Copy nothing but the text: repeat each entry exactly and drop the images.
[BEGIN Entries]
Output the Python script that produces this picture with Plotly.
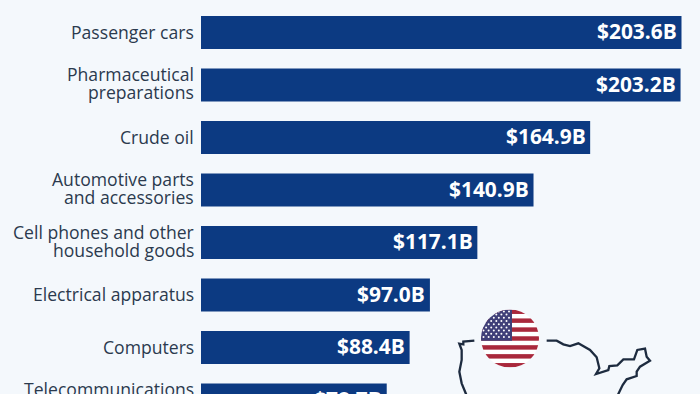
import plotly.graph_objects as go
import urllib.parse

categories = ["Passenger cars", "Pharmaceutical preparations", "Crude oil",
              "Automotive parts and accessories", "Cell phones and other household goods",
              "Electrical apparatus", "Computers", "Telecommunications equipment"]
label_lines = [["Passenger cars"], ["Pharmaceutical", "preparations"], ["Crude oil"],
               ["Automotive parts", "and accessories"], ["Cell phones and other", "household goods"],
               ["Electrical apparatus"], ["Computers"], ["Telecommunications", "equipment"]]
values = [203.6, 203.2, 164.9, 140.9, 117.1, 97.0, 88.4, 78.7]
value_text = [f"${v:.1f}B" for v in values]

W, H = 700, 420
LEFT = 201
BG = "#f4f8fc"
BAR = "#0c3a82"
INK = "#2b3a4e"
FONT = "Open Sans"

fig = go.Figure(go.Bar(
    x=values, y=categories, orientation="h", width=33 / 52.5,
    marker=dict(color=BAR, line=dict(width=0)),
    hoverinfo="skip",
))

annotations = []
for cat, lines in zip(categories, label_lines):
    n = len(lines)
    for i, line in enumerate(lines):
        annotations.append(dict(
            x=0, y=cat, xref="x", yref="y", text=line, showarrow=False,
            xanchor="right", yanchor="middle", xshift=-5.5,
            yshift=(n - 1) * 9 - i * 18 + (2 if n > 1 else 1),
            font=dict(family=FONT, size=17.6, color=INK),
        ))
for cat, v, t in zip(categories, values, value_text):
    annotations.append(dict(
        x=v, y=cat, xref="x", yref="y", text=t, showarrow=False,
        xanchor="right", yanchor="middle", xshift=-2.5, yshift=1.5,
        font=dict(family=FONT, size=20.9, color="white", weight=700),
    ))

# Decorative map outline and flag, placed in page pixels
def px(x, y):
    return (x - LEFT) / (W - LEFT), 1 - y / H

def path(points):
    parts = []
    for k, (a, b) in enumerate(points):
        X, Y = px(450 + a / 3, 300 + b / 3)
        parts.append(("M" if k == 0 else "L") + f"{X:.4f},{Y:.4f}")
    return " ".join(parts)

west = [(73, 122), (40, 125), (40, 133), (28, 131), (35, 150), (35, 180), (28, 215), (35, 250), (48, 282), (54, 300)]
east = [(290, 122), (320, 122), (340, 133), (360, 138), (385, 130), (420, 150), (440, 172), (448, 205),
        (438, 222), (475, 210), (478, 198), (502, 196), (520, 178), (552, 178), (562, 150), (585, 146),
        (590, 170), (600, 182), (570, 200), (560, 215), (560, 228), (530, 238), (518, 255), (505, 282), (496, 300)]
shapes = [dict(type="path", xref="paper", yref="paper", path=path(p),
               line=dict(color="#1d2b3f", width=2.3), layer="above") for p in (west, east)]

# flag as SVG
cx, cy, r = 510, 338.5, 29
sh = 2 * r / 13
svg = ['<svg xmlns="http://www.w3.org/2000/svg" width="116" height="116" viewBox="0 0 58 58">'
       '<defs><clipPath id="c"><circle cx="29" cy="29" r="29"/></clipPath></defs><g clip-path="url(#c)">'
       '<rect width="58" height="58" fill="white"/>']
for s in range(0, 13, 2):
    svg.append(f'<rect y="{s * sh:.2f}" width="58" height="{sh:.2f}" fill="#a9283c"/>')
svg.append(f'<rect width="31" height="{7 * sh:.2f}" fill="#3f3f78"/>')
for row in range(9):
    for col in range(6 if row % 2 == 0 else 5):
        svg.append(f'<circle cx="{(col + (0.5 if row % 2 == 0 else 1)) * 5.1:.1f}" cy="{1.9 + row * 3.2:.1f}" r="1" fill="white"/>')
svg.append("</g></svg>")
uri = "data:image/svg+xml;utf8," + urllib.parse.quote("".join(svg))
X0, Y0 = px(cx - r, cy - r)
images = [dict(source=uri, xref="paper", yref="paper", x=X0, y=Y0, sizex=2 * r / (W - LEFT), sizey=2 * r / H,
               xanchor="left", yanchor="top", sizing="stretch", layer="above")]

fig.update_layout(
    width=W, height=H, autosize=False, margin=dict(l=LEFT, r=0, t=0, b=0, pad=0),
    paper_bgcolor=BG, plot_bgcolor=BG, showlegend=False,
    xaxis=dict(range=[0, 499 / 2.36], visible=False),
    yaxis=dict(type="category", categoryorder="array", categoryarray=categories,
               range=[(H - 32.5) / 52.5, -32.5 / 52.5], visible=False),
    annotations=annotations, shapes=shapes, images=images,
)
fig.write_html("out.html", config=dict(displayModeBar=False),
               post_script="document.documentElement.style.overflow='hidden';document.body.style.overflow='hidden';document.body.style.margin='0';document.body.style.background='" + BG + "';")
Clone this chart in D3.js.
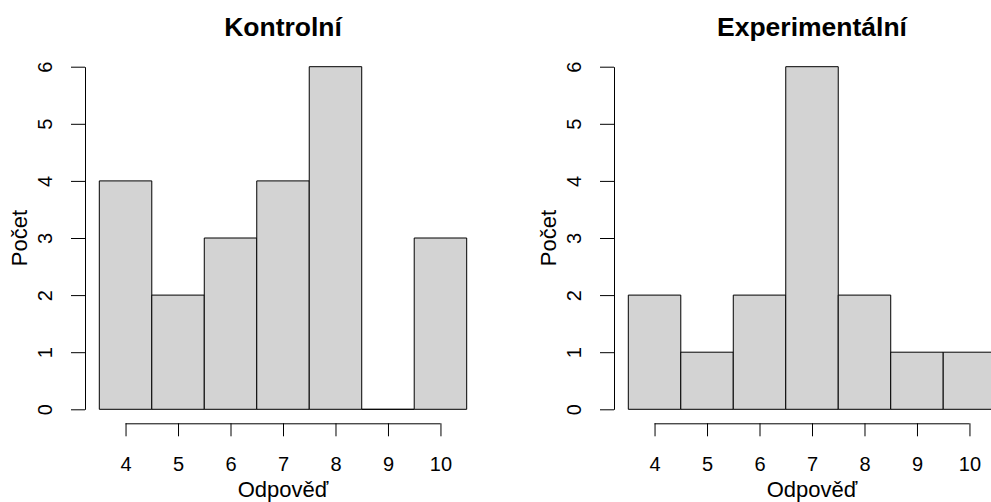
[END Entries]
* [Correct answer]
Output the Python script that produces this picture with Plotly.
import plotly.graph_objects as go
import urllib.parse

categories = ["Passenger cars", "Pharmaceutical preparations", "Crude oil",
              "Automotive parts and accessories", "Cell phones and other household goods",
              "Electrical apparatus", "Computers", "Telecommunications equipment"]
label_lines = [["Passenger cars"], ["Pharmaceutical", "preparations"], ["Crude oil"],
               ["Automotive parts", "and accessories"], ["Cell phones and other", "household goods"],
               ["Electrical apparatus"], ["Computers"], ["Telecommunications", "equipment"]]
values = [203.6, 203.2, 164.9, 140.9, 117.1, 97.0, 88.4, 78.7]
value_text = [f"${v:.1f}B" for v in values]

W, H = 700, 420
LEFT = 201
BG = "#f4f8fc"
BAR = "#0c3a82"
INK = "#2b3a4e"
FONT = "Open Sans"

fig = go.Figure(go.Bar(
    x=values, y=categories, orientation="h", width=33 / 52.5,
    marker=dict(color=BAR, line=dict(width=0)),
    hoverinfo="skip",
))

annotations = []
for cat, lines in zip(categories, label_lines):
    n = len(lines)
    for i, line in enumerate(lines):
        annotations.append(dict(
            x=0, y=cat, xref="x", yref="y", text=line, showarrow=False,
            xanchor="right", yanchor="middle", xshift=-5.5,
            yshift=(n - 1) * 9 - i * 18 + (2 if n > 1 else 1),
            font=dict(family=FONT, size=17.6, color=INK),
        ))
for cat, v, t in zip(categories, values, value_text):
    annotations.append(dict(
        x=v, y=cat, xref="x", yref="y", text=t, showarrow=False,
        xanchor="right", yanchor="middle", xshift=-2.5, yshift=1.5,
        font=dict(family=FONT, size=20.9, color="white", weight=700),
    ))

# Decorative map outline and flag, placed in page pixels
def px(x, y):
    return (x - LEFT) / (W - LEFT), 1 - y / H

def path(points):
    parts = []
    for k, (a, b) in enumerate(points):
        X, Y = px(450 + a / 3, 300 + b / 3)
        parts.append(("M" if k == 0 else "L") + f"{X:.4f},{Y:.4f}")
    return " ".join(parts)

west = [(73, 122), (40, 125), (40, 133), (28, 131), (35, 150), (35, 180), (28, 215), (35, 250), (48, 282), (54, 300)]
east = [(290, 122), (320, 122), (340, 133), (360, 138), (385, 130), (420, 150), (440, 172), (448, 205),
        (438, 222), (475, 210), (478, 198), (502, 196), (520, 178), (552, 178), (562, 150), (585, 146),
        (590, 170), (600, 182), (570, 200), (560, 215), (560, 228), (530, 238), (518, 255), (505, 282), (496, 300)]
shapes = [dict(type="path", xref="paper", yref="paper", path=path(p),
               line=dict(color="#1d2b3f", width=2.3), layer="above") for p in (west, east)]

# flag as SVG
cx, cy, r = 510, 338.5, 29
sh = 2 * r / 13
svg = ['<svg xmlns="http://www.w3.org/2000/svg" width="116" height="116" viewBox="0 0 58 58">'
       '<defs><clipPath id="c"><circle cx="29" cy="29" r="29"/></clipPath></defs><g clip-path="url(#c)">'
       '<rect width="58" height="58" fill="white"/>']
for s in range(0, 13, 2):
    svg.append(f'<rect y="{s * sh:.2f}" width="58" height="{sh:.2f}" fill="#a9283c"/>')
svg.append(f'<rect width="31" height="{7 * sh:.2f}" fill="#3f3f78"/>')
for row in range(9):
    for col in range(6 if row % 2 == 0 else 5):
        svg.append(f'<circle cx="{(col + (0.5 if row % 2 == 0 else 1)) * 5.1:.1f}" cy="{1.9 + row * 3.2:.1f}" r="1" fill="white"/>')
svg.append("</g></svg>")
uri = "data:image/svg+xml;utf8," + urllib.parse.quote("".join(svg))
X0, Y0 = px(cx - r, cy - r)
images = [dict(source=uri, xref="paper", yref="paper", x=X0, y=Y0, sizex=2 * r / (W - LEFT), sizey=2 * r / H,
               xanchor="left", yanchor="top", sizing="stretch", layer="above")]

fig.update_layout(
    width=W, height=H, autosize=False, margin=dict(l=LEFT, r=0, t=0, b=0, pad=0),
    paper_bgcolor=BG, plot_bgcolor=BG, showlegend=False,
    xaxis=dict(range=[0, 499 / 2.36], visible=False),
    yaxis=dict(type="category", categoryorder="array", categoryarray=categories,
               range=[(H - 32.5) / 52.5, -32.5 / 52.5], visible=False),
    annotations=annotations, shapes=shapes, images=images,
)
fig.write_html("out.html", config=dict(displayModeBar=False),
               post_script="document.documentElement.style.overflow='hidden';document.body.style.overflow='hidden';document.body.style.margin='0';document.body.style.background='" + BG + "';")
Clone this chart in D3.js.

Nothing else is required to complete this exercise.